Poucas e algo turvas. Aliás, em termos de audição desfocada, Carminda Pereira, empregada de limpeza de 43 anos, apresenta-se imbatível. "Penso que não ouvi falar disso, mas, olhe, mal por mal, é deixar estar".
Deixar estar o quê? A habitante da aldeia de Parada de Cunhos especifica: "Sei lá, já nem digo nada". Mas disse. Revelou que ganha 325 euros por mês, "para criar dois filhos", isto porque os outros "já estão grandes".
Então, e as alegadas escutas e a comunicação do presidente da República de ontem [anteontem]? "Não ligo. Não fui votar". OK...
José Fonseca está à sombra, num jardim de Vila Real. Pelo que afirma, a sua opinião sobre o assunto que aflige a nação toda - todinha - também se move na penumbra. "Nem sequer percebo muito bem". Após uma sintética contextualização, o teor do discurso do ex-reformado da CP, de magros 62 anos, mudou como da água para a...água. "Ai, foi isso? Não têm renome nenhum". Pronto. Rosto resoluto.
Manuel Costa, de Vila de Lordelo, elabora mais: "Foi aquela coisa de dizer que havia escutas, mas não sei se é verdade, se é mentira. Eles é que sabem". Aparentemente, a terceira pessoa do plural tem costas larguíssimas.
O reformado, a dois anos de completar 80, mordeu e não larga. "Queria era que quem entrou para o Governo resolvesse os problemas. São todos muito boas pessoas, mas não andam lá muito bem". Partiu para a auto-análise: "Com a idade que tenho, também já não me vou preocupar muito".
Tomando as palavras de Manuel Costa como dogma, José Araújo tem bastante com que se preocupar. Carrega 29 anos e um bebé. É funcionário público em Vila Real e o alheamento da putativa questão nacional radica num conceito um bocadinho mais global, o das férias. "Estou a leste. Só hoje [ontem] é que me apercebi da comunicação de Cavaco Silva e do contra-ataque do primeiro-ministro".
Apesar da distracção, salienta que o "assunto deve ser mais debatido, para que as pessoas saibam a verdade". O comentário ganha vigor: "É o jogo dos políticos. Potenciam a polémica para os portugueses não perceberem, realmente, o que se está a passar".

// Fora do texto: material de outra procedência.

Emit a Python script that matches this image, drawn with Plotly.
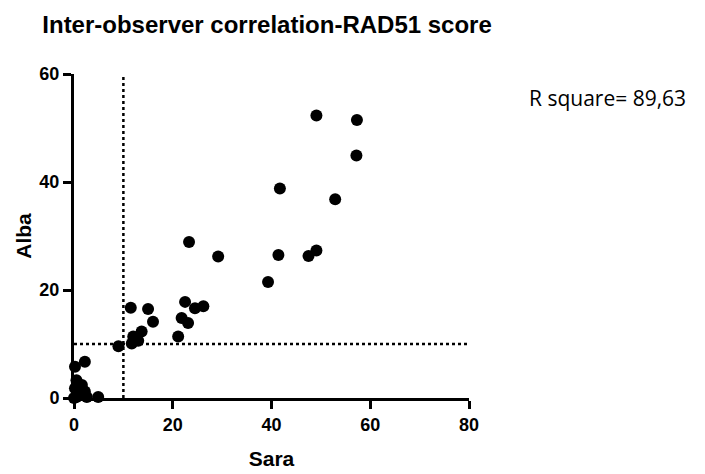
import plotly.graph_objects as go

# Sara (x) vs Alba (y) RAD51 scores
sara = [49.1, 57.3, 57.2, 41.7, 52.9, 41.4, 47.5, 49.1, 39.3,
        23.3, 29.2, 22.5, 24.5, 26.2, 21.8, 23.1, 21.1,
        11.5, 15.0, 16.0, 9.0, 12.0, 13.7, 11.7, 13.0,
        2.2, 0.2, 0.5, 1.6, 0.2, 2.2, 0.5, 2.6, 4.9, 0.0]
alba = [52.3, 51.5, 44.9, 38.8, 36.8, 26.5, 26.3, 27.3, 21.5,
        28.9, 26.2, 17.8, 16.6, 17.0, 14.8, 13.9, 11.4,
        16.7, 16.5, 14.1, 9.6, 11.4, 12.3, 10.1, 10.6,
        6.7, 5.8, 3.3, 2.4, 1.8, 1.2, 0.2, 0.2, 0.2, 0.0]

cutoff_x = 10
cutoff_y = 10
x_ticks = [0, 20, 40, 60, 80]
y_ticks = [0, 20, 40, 60]
title_text = "Inter-observer correlation-RAD51 score"
r_text = "R square= 89,63"

narrow = "Liberation Sans Narrow, Liberation Sans, Arial"

fig = go.Figure()
fig.add_trace(go.Scatter(
    x=[cutoff_x, cutoff_x], y=[0, 60], mode="lines",
    line=dict(color="black", width=2.5, dash="dot"), hoverinfo="skip", cliponaxis=False))
fig.add_trace(go.Scatter(
    x=[0, 80], y=[cutoff_y, cutoff_y], mode="lines",
    line=dict(color="black", width=2.5, dash="dot"), hoverinfo="skip", cliponaxis=False))
fig.add_trace(go.Scatter(
    x=sara, y=alba, mode="markers",
    marker=dict(color="black", size=12), cliponaxis=False))

axis_common = dict(
    showgrid=False, zeroline=False, showline=True, linecolor="black", linewidth=3,
    ticks="outside", ticklen=8, tickwidth=3, tickcolor="black", automargin=False,
    tickfont=dict(family=narrow, size=18, color="black", weight="bold"),
)

fig.update_layout(
    width=705, height=474,
    margin=dict(l=74, r=236, t=74, b=76),
    paper_bgcolor="white", plot_bgcolor="white",
    showlegend=False,
    title=dict(text=title_text, x=0.06, xanchor="left", y=0.948, yanchor="middle",
               font=dict(family=narrow, size=24, color="black", weight="bold")),
    xaxis=dict(range=[0, 80], tickvals=x_ticks, ticktext=[str(v) for v in x_ticks],
               title=dict(text="Sara", font=dict(family=narrow, size=21, color="black", weight="bold"), standoff=18),
               **axis_common),
    yaxis=dict(range=[0, 60], tickvals=y_ticks, ticktext=[str(v) for v in y_ticks],
               title=dict(text="Alba", font=dict(family=narrow, size=21, color="black", weight="bold"), standoff=3),
               **axis_common),
    annotations=[dict(text=r_text, xref="paper", yref="paper", x=1.148, y=0.925,
                      xanchor="left", yanchor="middle", showarrow=False,
                      font=dict(family="Open Sans", size=21, color="black"))],
)

fig.write_html("out.html")
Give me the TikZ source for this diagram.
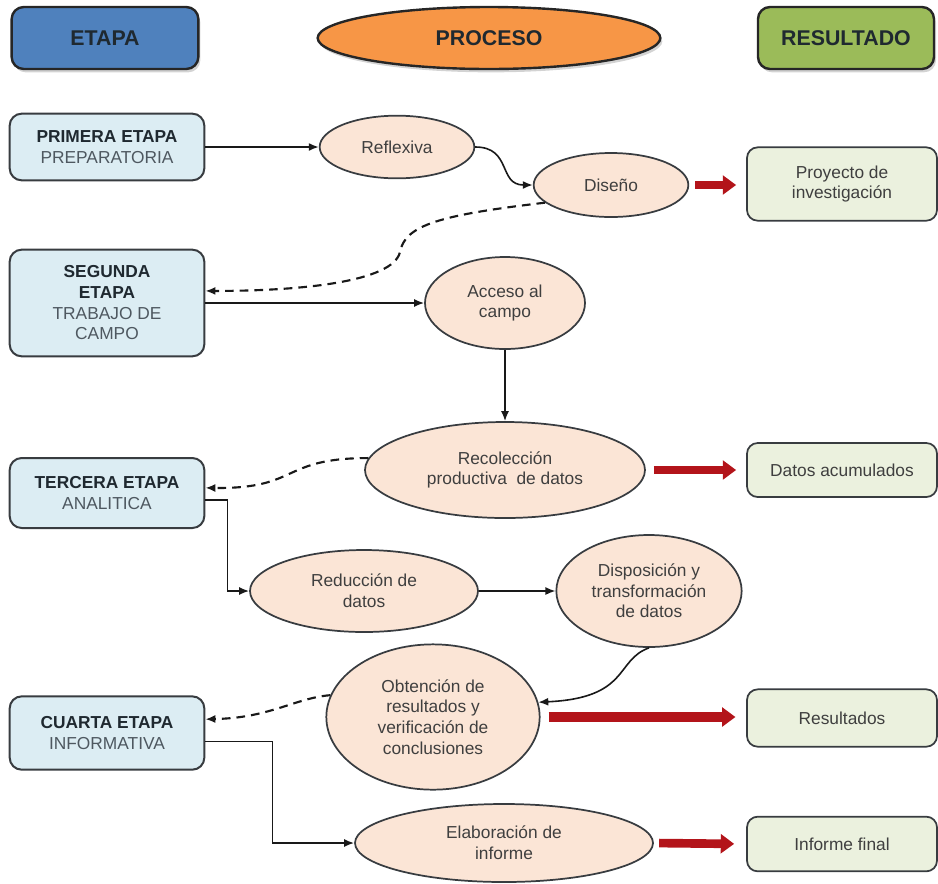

Mas tudo tem um fim. Para José Araújo, as suspeitas e respectivas contra-suspeitas que impedem o sono justo do povo todo - mas mesmo todinho - vão "acabar", por causa das declarações de hoje [ontem] de José Sócrates".
Ana Clara Silva é jovial, professora, de 45 anos, e "sai muito cedo de casa", motivo pelo qual tem acompanhado o diálogo entre a Presidência e o Governo sobre o maravilhoso mundo da informática menos atentamente.
De qualquer forma, considera que a comunicação do presidente da República "pode ter encerrado o assunto". Não é que as explicações de Cavaco Silva "fossem as ideais, mas, como ele falou, é provável que as coisas fiquem por aqui". Além de jovial, Ana Clara é optimista.